Set problem -> Below are entries. Give back exactly the lines from the one containing "Recreate this image" through the one containing "0.318, 0.238, 0.08];", inclusive, without the pictures.

>> start Records

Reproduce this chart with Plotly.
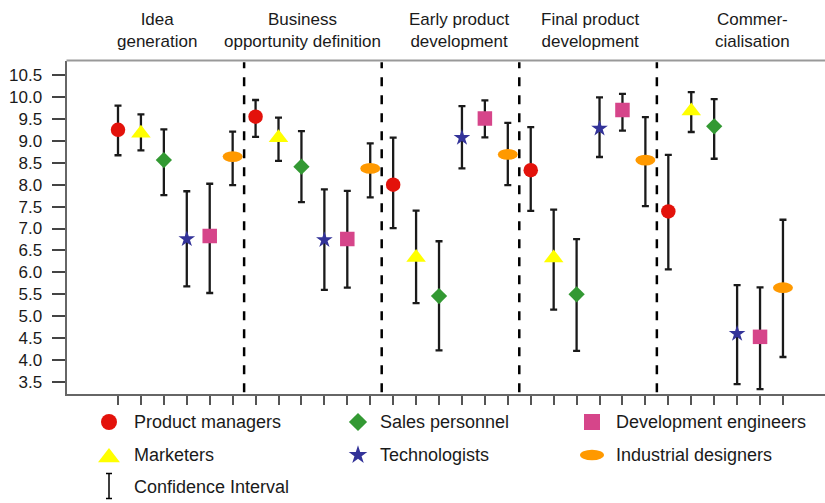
import plotly.graph_objects as go

# ---------------- data ----------------
stages = ["Idea<br>generation", "Business<br>opportunity definition",
          "Early product<br>development", "Final product<br>development",
          "Commer-<br>cialisation"]
roles = ["Product managers", "Marketers", "Sales personnel",
         "Technologists", "Development engineers", "Industrial designers"]

pm_mean = [9.25, 9.55, 8.00, 8.33, 7.39]
pm_up = [9.80, 9.93, 9.07, 9.31, 8.68]
pm_low = [8.67, 9.09, 7.01, 7.40, 6.07]

mk_mean = [9.17, 9.07, 6.34, 6.33, 9.68]
mk_up = [9.60, 9.53, 7.41, 7.43, 10.11]
mk_low = [8.78, 8.54, 5.30, 5.15, 9.20]

sp_mean = [8.56, 8.41, 5.46, 5.50, 9.33]
sp_up = [9.26, 9.22, 6.71, 6.76, 9.95]
sp_low = [7.76, 7.60, 4.22, 4.21, 8.59]

te_mean = [6.76, 6.74, 9.07, 9.28, 4.60]
te_up = [7.85, 7.89, 9.79, 9.99, 5.71]
te_low = [5.68, 5.60, 8.37, 8.63, 3.45]

de_mean = [6.83, 6.76, 9.51, 9.70, 4.53]
de_up = [8.02, 7.86, 9.92, 10.07, 5.66]
de_low = [5.53, 5.65, 9.08, 9.23, 3.34]

id_mean = [8.64, 8.37, 8.69, 8.56, 5.65]
id_up = [9.21, 8.94, 9.41, 9.54, 7.20]
id_low = [7.99, 7.71, 7.99, 7.51, 4.07]

y_ticks = [3.5, 4.0, 4.5, 5.0, 5.5, 6.0, 6.5, 7.0, 7.5, 8.0, 8.5, 9.0, 9.5, 10.0, 10.5]

means = [pm_mean, mk_mean, sp_mean, te_mean, de_mean, id_mean]
ups = [pm_up, mk_up, sp_up, te_up, de_up, id_up]
lows = [pm_low, mk_low, sp_low, te_low, de_low, id_low]

# ---------------- styles ----------------
W, H = 825, 503
FONT = "Liberation Sans, Arial, sans-serif"
TXT = "#1a1a1a"
styles = [
    dict(symbol="circle", size=14.5, color="#E3120B", lsize=16),
    dict(symbol="triangle-up", size=17, color="#FFFF00", lsize=19),
    dict(symbol="diamond", size=12.5, color="#339933", lsize=14),
    dict(symbol="star", size=12.5, color="#333399", lsize=14),
    dict(symbol="square", size=14.5, color="#D6458A", lsize=16),
    dict(symbol="ellipse", size=0, color="#FF9900", lsize=0),
]
ELL_W, ELL_H = 10, 5.4      # chart ellipse half sizes (px)
LELL_W, LELL_H = 12, 5.2    # legend ellipse half sizes (px)

n_roles = len(roles)
n_stages = len(stages)

# pixel geometry of the plot area
px_left, px_right = 66.5, 825
px_top, px_bottom = 60.5, 394
x0_px, dx_px = 118.0, 22.93
y_ref_px, dy_px = 75.0, 43.86   # pixel of 10.5 and px per unit

x_range = [(px_left - x0_px) / dx_px, (px_right - x0_px) / dx_px]
y_range = [10.5 - (px_bottom - y_ref_px) / dy_px, 10.5 + (y_ref_px - px_top) / dy_px]

fig = go.Figure()
shapes = []

for k, role in enumerate(roles):
    xs = [s * n_roles + k for s in range(n_stages)]
    plus = [u - m for u, m in zip(ups[k], means[k])]
    minus = [m - l for m, l in zip(means[k], lows[k])]
    st = styles[k]
    ellipse = st["symbol"] == "ellipse"
    fig.add_trace(go.Scatter(
        x=xs, y=means[k], mode="markers", name=role,
        marker=dict(symbol="circle" if ellipse else st["symbol"],
                    size=st["size"] if not ellipse else 1,
                    color="rgba(0,0,0,0)" if ellipse else st["color"],
                    line=dict(width=0)),
        error_y=dict(type="data", symmetric=False, array=plus, arrayminus=minus,
                     color="#1a1a1a", thickness=2.3, width=3.5),
        showlegend=False, hoverinfo="skip", xaxis="x", yaxis="y"))
    if ellipse:
        for xv, yv in zip(xs, means[k]):
            shapes.append(dict(type="circle", xref="x", yref="y",
                               xsizemode="pixel", ysizemode="pixel",
                               xanchor=xv, yanchor=yv,
                               x0=-ELL_W, x1=ELL_W, y0=-ELL_H, y1=ELL_H,
                               fillcolor=st["color"], line=dict(width=0),
                               layer="above"))

# dashed separators between stages
for s in range(1, n_stages):
    shapes.append(dict(type="line", xref="x", yref="y domain",
                       x0=s * n_roles - 0.5, x1=s * n_roles - 0.5, y0=0.005, y1=0.995,
                       line=dict(color="black", width=2.5, dash="dash")))

# top frame line
shapes.append(dict(type="line", xref="x domain", yref="y domain",
                   x0=0, x1=1, y0=1, y1=1, line=dict(color="#999999", width=1.8)))

# ---------------- headers ----------------
header_px = [157, 302, 459, 590, 752]
annotations = []
for txt, hx in zip(stages, header_px):
    annotations.append(dict(text=txt, xref="x2", yref="y2", x=hx, y=30,
                            xanchor="center", yanchor="middle", showarrow=False,
                            font=dict(family=FONT, size=17, color=TXT)))

# ---------------- legend (manual, pixel axes) ----------------
leg_cols_marker = [109, 358, 592]
leg_cols_text = [132, 378, 614]
leg_rows = [422, 455, 487]
leg_layout = [(0, 0), (1, 0), (0, 1), (1, 1), (0, 2), (1, 2)]  # (row, col) per role

for k, role in enumerate(roles):
    r, c = leg_layout[k]
    st = styles[k]
    mx, my = leg_cols_marker[c], leg_rows[r]
    if st["symbol"] == "ellipse":
        shapes.append(dict(type="circle", xref="x2", yref="y2",
                           xsizemode="pixel", ysizemode="pixel",
                           xanchor=mx, yanchor=my,
                           x0=-LELL_W, x1=LELL_W, y0=-LELL_H, y1=LELL_H,
                           fillcolor=st["color"], line=dict(width=0)))
    else:
        yoff = 2.5 if st["symbol"] == "triangle-up" else 0
        fig.add_trace(go.Scatter(x=[mx], y=[my + yoff], mode="markers",
                                 marker=dict(symbol=st["symbol"], size=st["lsize"],
                                             color=st["color"], line=dict(width=0)),
                                 showlegend=False, hoverinfo="skip",
                                 xaxis="x2", yaxis="y2"))
    annotations.append(dict(text=role, xref="x2", yref="y2",
                            x=leg_cols_text[c], y=my, xanchor="left", yanchor="middle",
                            showarrow=False, font=dict(family=FONT, size=18, color=TXT)))

# confidence interval key
fig.add_trace(go.Scatter(x=[leg_cols_marker[0]], y=[486], mode="markers",
                         marker=dict(size=1, color="rgba(0,0,0,0)"),
                         error_y=dict(type="constant", value=12.5, color="black",
                                      thickness=1.5, width=3),
                         showlegend=False, hoverinfo="skip", xaxis="x2", yaxis="y2"))
annotations.append(dict(text="Confidence Interval", xref="x2", yref="y2",
                        x=leg_cols_text[0], y=leg_rows[2], xanchor="left", yanchor="middle",
                        showarrow=False, font=dict(family=FONT, size=18, color=TXT)))

fig.update_layout(
    width=W, height=H,
    margin=dict(l=0, r=0, t=0, b=0, autoexpand=False),
    paper_bgcolor="white", plot_bgcolor="rgba(0,0,0,0)",
    showlegend=False,
    font=dict(family=FONT, color=TXT),
    xaxis=dict(domain=[px_left / W, 1], range=x_range,
               tickvals=list(range(n_roles * n_stages)), showticklabels=False,
               ticks="outside", ticklen=9, tickwidth=2, tickcolor="#555555",
               showline=True, linecolor="#666666", linewidth=2,
               showgrid=False, zeroline=False, fixedrange=True),
    yaxis=dict(domain=[1 - px_bottom / H, 1 - px_top / H], range=y_range,
               tickvals=y_ticks, tickformat=".1f",
               ticks="outside", ticklen=13, tickwidth=2, tickcolor="#444444",
               ticklabelstandoff=6,
               tickfont=dict(family=FONT, size=17, color=TXT),
               showline=True, linecolor="#666666", linewidth=2,
               showgrid=False, zeroline=False, fixedrange=True),
    xaxis2=dict(domain=[0, 1], range=[0, W], visible=False, anchor="y2", fixedrange=True),
    yaxis2=dict(domain=[0, 1], range=[H, 0], visible=False, anchor="x2", fixedrange=True),
    shapes=shapes,
    annotations=annotations,
)

fig.write_html("out.html", config={"displayModeBar": False},
               post_script="document.body.style.margin='0';document.body.style.padding='0';document.body.style.overflow='hidden';")
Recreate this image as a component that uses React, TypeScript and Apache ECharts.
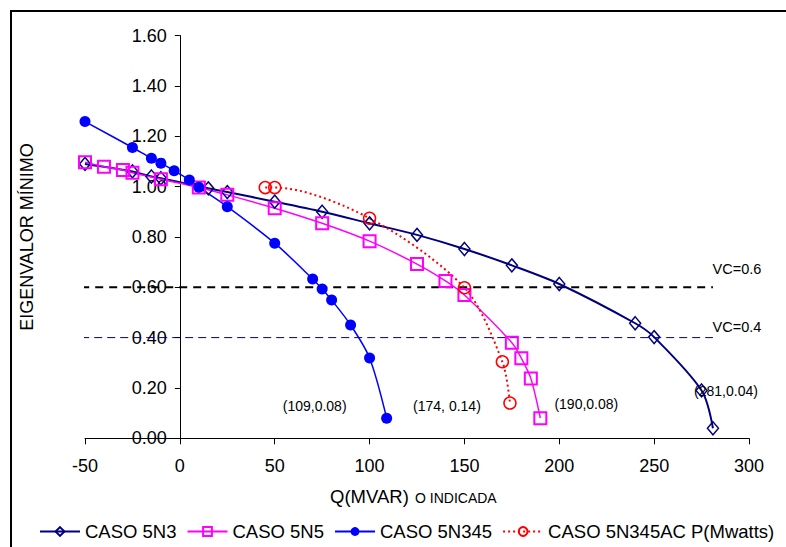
import React, { useEffect, useRef } from "react";
import * as echarts from "echarts";

// CASO 5N3
const caso5N3X = [-50, -25, -15, -10, 15, 25, 50, 75, 100, 125, 150, 175, 200, 240, 250, 275, 281];
const caso5N3Y = [1.09, 1.06, 1.04, 1.033, 0.993, 0.978, 0.94, 0.9, 0.854, 0.808, 0.752, 0.687, 0.613, 0.457, 0.402, 0.19, 0.04];

// CASO 5N5
const caso5N5X = [-50, -40, -30, -25, -10, 10, 25, 50, 75, 100, 125, 140, 150, 175, 180, 185, 190];
const caso5N5Y = [1.097, 1.079, 1.066, 1.055, 1.029, 0.996, 0.967, 0.914, 0.854, 0.783, 0.692, 0.625, 0.569, 0.38, 0.318, 0.238, 0.08];

// CASO 5N345
const caso5N345X = [-50, -25, -15, -10, -3, 5, 10, 25, 50, 70, 75, 80, 90, 100, 109];
const caso5N345Y = [1.258, 1.155, 1.112, 1.093, 1.063, 1.026, 0.997, 0.92, 0.775, 0.633, 0.593, 0.549, 0.45, 0.319, 0.08];

// CASO 5N345AC P(Mwatts)
const caso5N345ACX = [45, 50, 100, 150, 170, 174];
const caso5N345ACY = [0.996, 0.996, 0.874, 0.598, 0.304, 0.14];

// Voltage-collapse reference levels
const vcLevels = [0.6, 0.4];
const vcLabels = ["VC=0.6", "VC=0.4"];
const vcRangeX = [-52, 281];

// End-point annotations (one per curve, in series order)
const endLabels = ["(281,0.04)", "(190,0.08)", "(109,0.08)", "(174, 0.14)"];

const xTicks = { min: -50, max: 300, interval: 50 };
const yTicks = { min: 0, max: 1.6, interval: 0.2 };

const FONT = "'Liberation Sans', Arial, sans-serif";

const GRID = { left: 85, right: 37, top: 35.5, bottom: 108.7 };
const WIDTH = 786;
const HEIGHT = 547;

const zip = (xs: number[], ys: number[]) => xs.map((x, i) => [x, ys[i]]);

export default function App() {
  const ref = useRef<HTMLDivElement>(null);

  useEffect(() => {
    if (!ref.current) return;
    const chart = echarts.init(ref.current, undefined, { renderer: "svg" });

    // the vertical axis sits at Q = 0, so shift it in from the grid's left edge
    const plotW = WIDTH - GRID.left - GRID.right;
    const yAxisShift = ((0 - xTicks.min) / (xTicks.max - xTicks.min)) * plotW;

    const seriesDefs = [
      {
        name: "CASO 5N3",
        data: zip(caso5N3X, caso5N3Y),
        color: "#000080",
        symbol: "diamond",
        symbolSize: [11, 13],
        filled: false,
        lineWidth: 2,
        lineType: "solid",
        borderWidth: 1.5,
      },
      {
        name: "CASO 5N5",
        data: zip(caso5N5X, caso5N5Y),
        color: "#FF00FF",
        symbol: "rect",
        symbolSize: 12,
        filled: false,
        lineWidth: 1.5,
        lineType: "solid",
        borderWidth: 2,
      },
      {
        name: "CASO 5N345",
        data: zip(caso5N345X, caso5N345Y),
        color: "#0000FF",
        symbol: "circle",
        symbolSize: 11,
        filled: true,
        lineWidth: 1.5,
        lineType: "solid",
        borderWidth: 0,
      },
      {
        name: "CASO 5N345AC P(Mwatts)",
        data: zip(caso5N345ACX, caso5N345ACY),
        color: "#FF0000",
        symbol: "circle",
        symbolSize: 12,
        filled: false,
        lineWidth: 2,
        lineType: [2, 3],
        borderWidth: 1.5,
      },
    ];

    const curveSeries = seriesDefs.map((s) => ({
      type: "line",
      name: s.name,
      data: s.data,
      smooth: 0.3,
      symbol: s.symbol,
      symbolSize: s.symbolSize,
      showAllSymbol: true,
      lineStyle: { color: s.color, width: s.lineWidth, type: s.lineType },
      itemStyle: {
        color: s.filled ? s.color : "rgba(255,255,255,0)",
        borderColor: s.color,
        borderWidth: s.borderWidth,
      },
      emphasis: { disabled: true },
      z: 3,
    }));

    const vcSeries = vcLevels.map((lvl, i) => ({
      type: "line",
      name: vcLabels[i],
      data: vcRangeX.map((x) => [x, lvl]),
      symbol: "none",
      lineStyle:
        i === 0
          ? { color: "#000000", width: 2, type: [8, 6] }
          : { color: "#000080", width: 1, type: [8, 5] },
      emphasis: { disabled: true },
      z: 2,
    }));

    const option: any = {
      animation: false,
      backgroundColor: "#ffffff",
      textStyle: { fontFamily: FONT },
      grid: GRID,
      xAxis: {
        type: "value",
        min: xTicks.min,
        max: xTicks.max,
        interval: xTicks.interval,
        axisLine: { onZero: false, lineStyle: { color: "#000", width: 1 } },
        axisTick: { show: true, inside: false, length: 6, lineStyle: { color: "#000" } },
        axisLabel: { fontSize: 18, color: "#000", margin: 19, fontFamily: FONT },
        splitLine: { show: false },
      },
      yAxis: {
        type: "value",
        min: yTicks.min,
        max: yTicks.max,
        interval: yTicks.interval,
        offset: -yAxisShift,
        axisLine: { show: true, onZero: false, lineStyle: { color: "#000", width: 1 } },
        axisTick: { show: true, inside: false, length: 5, lineStyle: { color: "#000" } },
        axisLabel: {
          fontSize: 18,
          color: "#000",
          margin: 13,
          fontFamily: FONT,
          formatter: (v: number) => v.toFixed(2),
        },
        splitLine: { show: false },
      },
      legend: {
        data: seriesDefs.map((s) => s.name),
        left: 34,
        top: 517,
        itemWidth: 40,
        itemHeight: 11,
        itemGap: 10,
        textStyle: { fontSize: 18.5, color: "#000", fontFamily: FONT },
        selectedMode: false,
      },
      series: [...vcSeries, ...curveSeries],
    };

    chart.setOption(option);

    // Texts anchored to data points
    const px = (p: number[]) => chart.convertToPixel({ gridIndex: 0 }, p) as number[];
    const endOffsets = [
      [13, -37],
      [46, -14],
      [-72, -12],
      [-63, 3],
    ];
    const endTexts = seriesDefs.map((s, i) => {
      const last = s.data[s.data.length - 1];
      const p = px(last);
      return {
        type: "text",
        x: p[0] + endOffsets[i][0],
        y: p[1] + endOffsets[i][1],
        style: {
          text: endLabels[i],
          fill: "#000",
          font: `14px ${FONT}`,
          align: "center",
          verticalAlign: "middle",
        },
        z: 10,
      };
    });
    const vcOffsets = [
      [24, -18],
      [24, -11],
    ];
    const vcTexts = vcLevels.map((lvl, i) => {
      const p = px([vcRangeX[1], lvl]);
      return {
        type: "text",
        x: p[0] + vcOffsets[i][0],
        y: p[1] + vcOffsets[i][1],
        style: {
          text: vcLabels[i],
          fill: "#000",
          font: `14.5px ${FONT}`,
          align: "center",
          verticalAlign: "middle",
        },
        z: 10,
      };
    });

    chart.setOption({
      graphic: [
        {
          type: "rect",
          shape: { x: 11, y: 11, width: 1200, height: 1200 },
          style: { fill: "none", stroke: "#000", lineWidth: 2 },
          silent: true,
          z: 0,
        },
        {
          type: "text",
          x: 27,
          y: 237,
          rotation: Math.PI / 2,
          style: {
            text: "EIGENVALOR MÍNIMO",
            fill: "#000",
            font: `18px ${FONT}`,
            align: "center",
            verticalAlign: "middle",
          },
        },
        {
          type: "text",
          x: 330,
          y: 506,
          style: {
            text: "Q(MVAR)",
            fill: "#000",
            font: `18.5px ${FONT}`,
            align: "left",
            verticalAlign: "bottom",
          },
        },
        {
          type: "text",
          x: 415,
          y: 505,
          style: {
            text: "O INDICADA",
            fill: "#000",
            font: `14px ${FONT}`,
            align: "left",
            verticalAlign: "bottom",
          },
        },
        ...endTexts,
        ...vcTexts,
      ],
    });

    return () => chart.dispose();
  }, []);

  return (
    <div
      ref={ref}
      style={{ position: "absolute", left: 0, top: 0, width: WIDTH, height: HEIGHT, background: "#fff" }}
    />
  );
}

>> end Records

Exercise output ->
Recreate this image as a component that uses React, TypeScript and Apache ECharts.
import React, { useEffect, useRef } from "react";
import * as echarts from "echarts";

// CASO 5N3
const caso5N3X = [-50, -25, -15, -10, 15, 25, 50, 75, 100, 125, 150, 175, 200, 240, 250, 275, 281];
const caso5N3Y = [1.09, 1.06, 1.04, 1.033, 0.993, 0.978, 0.94, 0.9, 0.854, 0.808, 0.752, 0.687, 0.613, 0.457, 0.402, 0.19, 0.04];

// CASO 5N5
const caso5N5X = [-50, -40, -30, -25, -10, 10, 25, 50, 75, 100, 125, 140, 150, 175, 180, 185, 190];
const caso5N5Y = [1.097, 1.079, 1.066, 1.055, 1.029, 0.996, 0.967, 0.914, 0.854, 0.783, 0.692, 0.625, 0.569, 0.38, 0.318, 0.238, 0.08];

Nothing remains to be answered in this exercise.